- _Collected data_:
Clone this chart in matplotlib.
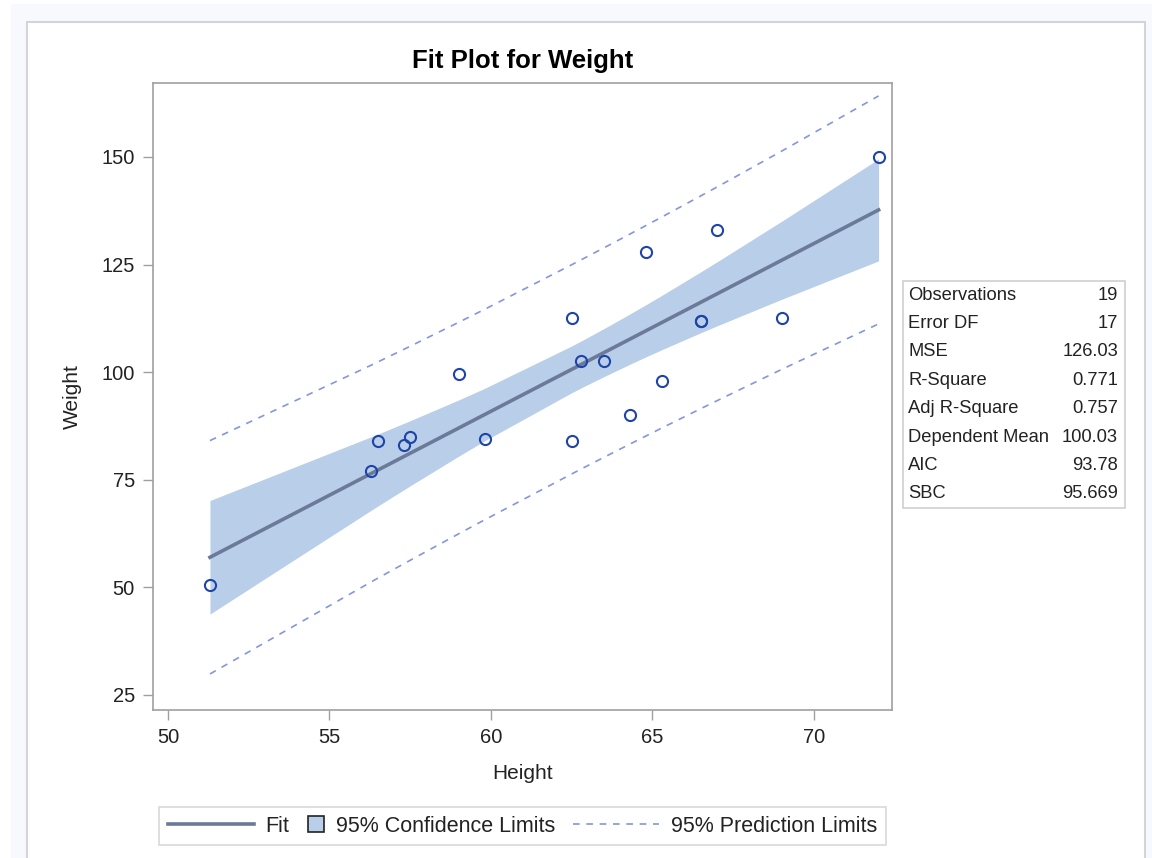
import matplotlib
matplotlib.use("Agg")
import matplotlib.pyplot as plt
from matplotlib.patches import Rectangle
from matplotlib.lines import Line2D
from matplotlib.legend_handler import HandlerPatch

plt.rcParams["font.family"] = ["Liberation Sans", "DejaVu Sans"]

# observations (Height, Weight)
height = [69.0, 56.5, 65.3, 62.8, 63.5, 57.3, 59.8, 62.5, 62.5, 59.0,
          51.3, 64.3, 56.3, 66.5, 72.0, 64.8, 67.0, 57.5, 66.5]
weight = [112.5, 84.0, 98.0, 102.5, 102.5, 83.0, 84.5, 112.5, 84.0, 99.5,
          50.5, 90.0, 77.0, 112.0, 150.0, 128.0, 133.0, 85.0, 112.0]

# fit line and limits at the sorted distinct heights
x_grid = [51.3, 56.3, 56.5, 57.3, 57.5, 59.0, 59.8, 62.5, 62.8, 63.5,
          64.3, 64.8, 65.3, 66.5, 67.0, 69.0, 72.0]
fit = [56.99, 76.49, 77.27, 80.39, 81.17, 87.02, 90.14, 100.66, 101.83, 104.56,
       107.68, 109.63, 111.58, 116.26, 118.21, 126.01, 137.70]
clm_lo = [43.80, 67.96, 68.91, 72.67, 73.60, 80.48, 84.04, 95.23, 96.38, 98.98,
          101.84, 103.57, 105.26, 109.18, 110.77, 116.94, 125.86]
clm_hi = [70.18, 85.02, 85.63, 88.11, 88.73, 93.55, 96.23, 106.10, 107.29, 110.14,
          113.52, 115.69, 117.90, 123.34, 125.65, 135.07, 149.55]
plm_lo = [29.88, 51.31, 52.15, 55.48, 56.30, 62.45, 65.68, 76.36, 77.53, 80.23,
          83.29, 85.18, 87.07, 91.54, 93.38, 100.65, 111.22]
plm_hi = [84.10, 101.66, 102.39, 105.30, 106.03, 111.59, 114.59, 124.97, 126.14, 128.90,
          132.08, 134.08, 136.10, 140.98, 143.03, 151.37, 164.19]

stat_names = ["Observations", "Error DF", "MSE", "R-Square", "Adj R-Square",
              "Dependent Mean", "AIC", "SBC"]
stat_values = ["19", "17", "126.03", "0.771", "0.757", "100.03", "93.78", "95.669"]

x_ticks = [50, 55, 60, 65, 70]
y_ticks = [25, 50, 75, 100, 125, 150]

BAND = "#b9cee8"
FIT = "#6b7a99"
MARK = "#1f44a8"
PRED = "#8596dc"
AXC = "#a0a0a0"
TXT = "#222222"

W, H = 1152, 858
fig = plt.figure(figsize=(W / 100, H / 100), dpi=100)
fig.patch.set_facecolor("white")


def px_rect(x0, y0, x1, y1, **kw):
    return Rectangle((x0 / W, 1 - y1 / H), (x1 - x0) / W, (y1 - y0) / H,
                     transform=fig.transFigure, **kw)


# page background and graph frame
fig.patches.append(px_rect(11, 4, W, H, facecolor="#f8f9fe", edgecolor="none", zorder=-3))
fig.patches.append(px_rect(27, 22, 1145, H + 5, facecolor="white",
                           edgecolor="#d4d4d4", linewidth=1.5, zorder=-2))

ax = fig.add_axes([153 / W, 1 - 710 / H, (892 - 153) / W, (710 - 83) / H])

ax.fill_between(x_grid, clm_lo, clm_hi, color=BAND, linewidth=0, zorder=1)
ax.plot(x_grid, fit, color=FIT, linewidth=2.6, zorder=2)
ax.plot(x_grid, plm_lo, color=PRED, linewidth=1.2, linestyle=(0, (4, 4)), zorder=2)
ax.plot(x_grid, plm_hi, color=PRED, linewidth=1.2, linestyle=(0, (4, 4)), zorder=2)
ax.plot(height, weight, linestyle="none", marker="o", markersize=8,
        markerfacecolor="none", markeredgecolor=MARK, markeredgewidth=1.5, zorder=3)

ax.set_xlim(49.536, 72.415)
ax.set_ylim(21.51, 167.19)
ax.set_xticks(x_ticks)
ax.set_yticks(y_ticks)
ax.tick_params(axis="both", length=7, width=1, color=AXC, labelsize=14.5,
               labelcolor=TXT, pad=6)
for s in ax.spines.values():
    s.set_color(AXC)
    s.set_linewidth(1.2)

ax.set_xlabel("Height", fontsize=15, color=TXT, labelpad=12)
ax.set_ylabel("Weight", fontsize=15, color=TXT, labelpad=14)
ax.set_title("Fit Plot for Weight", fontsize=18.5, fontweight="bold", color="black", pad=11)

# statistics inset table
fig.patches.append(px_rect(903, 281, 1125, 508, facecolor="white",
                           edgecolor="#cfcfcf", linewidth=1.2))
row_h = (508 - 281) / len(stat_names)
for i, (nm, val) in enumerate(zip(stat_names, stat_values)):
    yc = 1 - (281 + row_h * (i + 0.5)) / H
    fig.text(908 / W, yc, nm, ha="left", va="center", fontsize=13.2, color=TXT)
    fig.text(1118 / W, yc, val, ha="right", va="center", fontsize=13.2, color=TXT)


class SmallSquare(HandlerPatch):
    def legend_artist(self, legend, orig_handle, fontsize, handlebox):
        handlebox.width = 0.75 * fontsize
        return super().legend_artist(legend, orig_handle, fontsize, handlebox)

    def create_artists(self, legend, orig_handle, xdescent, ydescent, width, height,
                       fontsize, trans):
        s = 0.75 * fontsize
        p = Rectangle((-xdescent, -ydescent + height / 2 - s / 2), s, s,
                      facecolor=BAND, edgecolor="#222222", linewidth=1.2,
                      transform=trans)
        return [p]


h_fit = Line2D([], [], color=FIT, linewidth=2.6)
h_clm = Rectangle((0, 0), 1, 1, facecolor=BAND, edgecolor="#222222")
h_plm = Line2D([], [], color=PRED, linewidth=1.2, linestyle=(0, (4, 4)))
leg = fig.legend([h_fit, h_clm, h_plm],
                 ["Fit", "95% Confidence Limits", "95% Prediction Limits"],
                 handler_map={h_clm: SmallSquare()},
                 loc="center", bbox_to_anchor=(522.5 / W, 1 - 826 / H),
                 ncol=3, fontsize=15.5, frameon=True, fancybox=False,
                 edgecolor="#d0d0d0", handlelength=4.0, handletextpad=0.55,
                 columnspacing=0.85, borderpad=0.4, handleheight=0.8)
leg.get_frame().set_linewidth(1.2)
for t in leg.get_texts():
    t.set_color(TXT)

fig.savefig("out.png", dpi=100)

- _Directions for this task_:
Working from the lines above, reproduce the material exactly and exclude its pictures.

- _Solution for this problem_:
Clone this chart in matplotlib.
import matplotlib
matplotlib.use("Agg")
import matplotlib.pyplot as plt
from matplotlib.patches import Rectangle
from matplotlib.lines import Line2D
from matplotlib.legend_handler import HandlerPatch

plt.rcParams["font.family"] = ["Liberation Sans", "DejaVu Sans"]

# observations (Height, Weight)
height = [69.0, 56.5, 65.3, 62.8, 63.5, 57.3, 59.8, 62.5, 62.5, 59.0,
          51.3, 64.3, 56.3, 66.5, 72.0, 64.8, 67.0, 57.5, 66.5]
weight = [112.5, 84.0, 98.0, 102.5, 102.5, 83.0, 84.5, 112.5, 84.0, 99.5,
          50.5, 90.0, 77.0, 112.0, 150.0, 128.0, 133.0, 85.0, 112.0]

# fit line and limits at the sorted distinct heights
x_grid = [51.3, 56.3, 56.5, 57.3, 57.5, 59.0, 59.8, 62.5, 62.8, 63.5,
          64.3, 64.8, 65.3, 66.5, 67.0, 69.0, 72.0]
fit = [56.99, 76.49, 77.27, 80.39, 81.17, 87.02, 90.14, 100.66, 101.83, 104.56,
       107.68, 109.63, 111.58, 116.26, 118.21, 126.01, 137.70]
clm_lo = [43.80, 67.96, 68.91, 72.67, 73.60, 80.48, 84.04, 95.23, 96.38, 98.98,
          101.84, 103.57, 105.26, 109.18, 110.77, 116.94, 125.86]
clm_hi = [70.18, 85.02, 85.63, 88.11, 88.73, 93.55, 96.23, 106.10, 107.29, 110.14,
          113.52, 115.69, 117.90, 123.34, 125.65, 135.07, 149.55]
plm_lo = [29.88, 51.31, 52.15, 55.48, 56.30, 62.45, 65.68, 76.36, 77.53, 80.23,
          83.29, 85.18, 87.07, 91.54, 93.38, 100.65, 111.22]
plm_hi = [84.10, 101.66, 102.39, 105.30, 106.03, 111.59, 114.59, 124.97, 126.14, 128.90,
          132.08, 134.08, 136.10, 140.98, 143.03, 151.37, 164.19]

stat_names = ["Observations", "Error DF", "MSE", "R-Square", "Adj R-Square",
              "Dependent Mean", "AIC", "SBC"]
stat_values = ["19", "17", "126.03", "0.771", "0.757", "100.03", "93.78", "95.669"]

x_ticks = [50, 55, 60, 65, 70]
y_ticks = [25, 50, 75, 100, 125, 150]

BAND = "#b9cee8"
FIT = "#6b7a99"
MARK = "#1f44a8"
PRED = "#8596dc"
AXC = "#a0a0a0"
TXT = "#222222"

W, H = 1152, 858
fig = plt.figure(figsize=(W / 100, H / 100), dpi=100)
fig.patch.set_facecolor("white")


def px_rect(x0, y0, x1, y1, **kw):
    return Rectangle((x0 / W, 1 - y1 / H), (x1 - x0) / W, (y1 - y0) / H,
                     transform=fig.transFigure, **kw)


# page background and graph frame
fig.patches.append(px_rect(11, 4, W, H, facecolor="#f8f9fe", edgecolor="none", zorder=-3))
fig.patches.append(px_rect(27, 22, 1145, H + 5, facecolor="white",
                           edgecolor="#d4d4d4", linewidth=1.5, zorder=-2))

ax = fig.add_axes([153 / W, 1 - 710 / H, (892 - 153) / W, (710 - 83) / H])

ax.fill_between(x_grid, clm_lo, clm_hi, color=BAND, linewidth=0, zorder=1)
ax.plot(x_grid, fit, color=FIT, linewidth=2.6, zorder=2)
ax.plot(x_grid, plm_lo, color=PRED, linewidth=1.2, linestyle=(0, (4, 4)), zorder=2)
ax.plot(x_grid, plm_hi, color=PRED, linewidth=1.2, linestyle=(0, (4, 4)), zorder=2)
ax.plot(height, weight, linestyle="none", marker="o", markersize=8,
        markerfacecolor="none", markeredgecolor=MARK, markeredgewidth=1.5, zorder=3)

ax.set_xlim(49.536, 72.415)
ax.set_ylim(21.51, 167.19)
ax.set_xticks(x_ticks)
ax.set_yticks(y_ticks)
ax.tick_params(axis="both", length=7, width=1, color=AXC, labelsize=14.5,
               labelcolor=TXT, pad=6)
for s in ax.spines.values():
    s.set_color(AXC)
    s.set_linewidth(1.2)

ax.set_xlabel("Height", fontsize=15, color=TXT, labelpad=12)
ax.set_ylabel("Weight", fontsize=15, color=TXT, labelpad=14)
ax.set_title("Fit Plot for Weight", fontsize=18.5, fontweight="bold", color="black", pad=11)

# statistics inset table
fig.patches.append(px_rect(903, 281, 1125, 508, facecolor="white",
                           edgecolor="#cfcfcf", linewidth=1.2))
row_h = (508 - 281) / len(stat_names)
for i, (nm, val) in enumerate(zip(stat_names, stat_values)):
    yc = 1 - (281 + row_h * (i + 0.5)) / H
    fig.text(908 / W, yc, nm, ha="left", va="center", fontsize=13.2, color=TXT)
    fig.text(1118 / W, yc, val, ha="right", va="center", fontsize=13.2, color=TXT)


class SmallSquare(HandlerPatch):
    def legend_artist(self, legend, orig_handle, fontsize, handlebox):
        handlebox.width = 0.75 * fontsize
        return super().legend_artist(legend, orig_handle, fontsize, handlebox)

    def create_artists(self, legend, orig_handle, xdescent, ydescent, width, height,
                       fontsize, trans):
        s = 0.75 * fontsize
        p = Rectangle((-xdescent, -ydescent + height / 2 - s / 2), s, s,
                      facecolor=BAND, edgecolor="#222222", linewidth=1.2,
                      transform=trans)
        return [p]


h_fit = Line2D([], [], color=FIT, linewidth=2.6)
h_clm = Rectangle((0, 0), 1, 1, facecolor=BAND, edgecolor="#222222")
h_plm = Line2D([], [], color=PRED, linewidth=1.2, linestyle=(0, (4, 4)))
leg = fig.legend([h_fit, h_clm, h_plm],
                 ["Fit", "95% Confidence Limits", "95% Prediction Limits"],
                 handler_map={h_clm: SmallSquare()},
                 loc="center", bbox_to_anchor=(522.5 / W, 1 - 826 / H),
                 ncol=3, fontsize=15.5, frameon=True, fancybox=False,
                 edgecolor="#d0d0d0", handlelength=4.0, handletextpad=0.55,
                 columnspacing=0.85, borderpad=0.4, handleheight=0.8)
leg.get_frame().set_linewidth(1.2)
for t in leg.get_texts():
    t.set_color(TXT)

fig.savefig("out.png", dpi=100)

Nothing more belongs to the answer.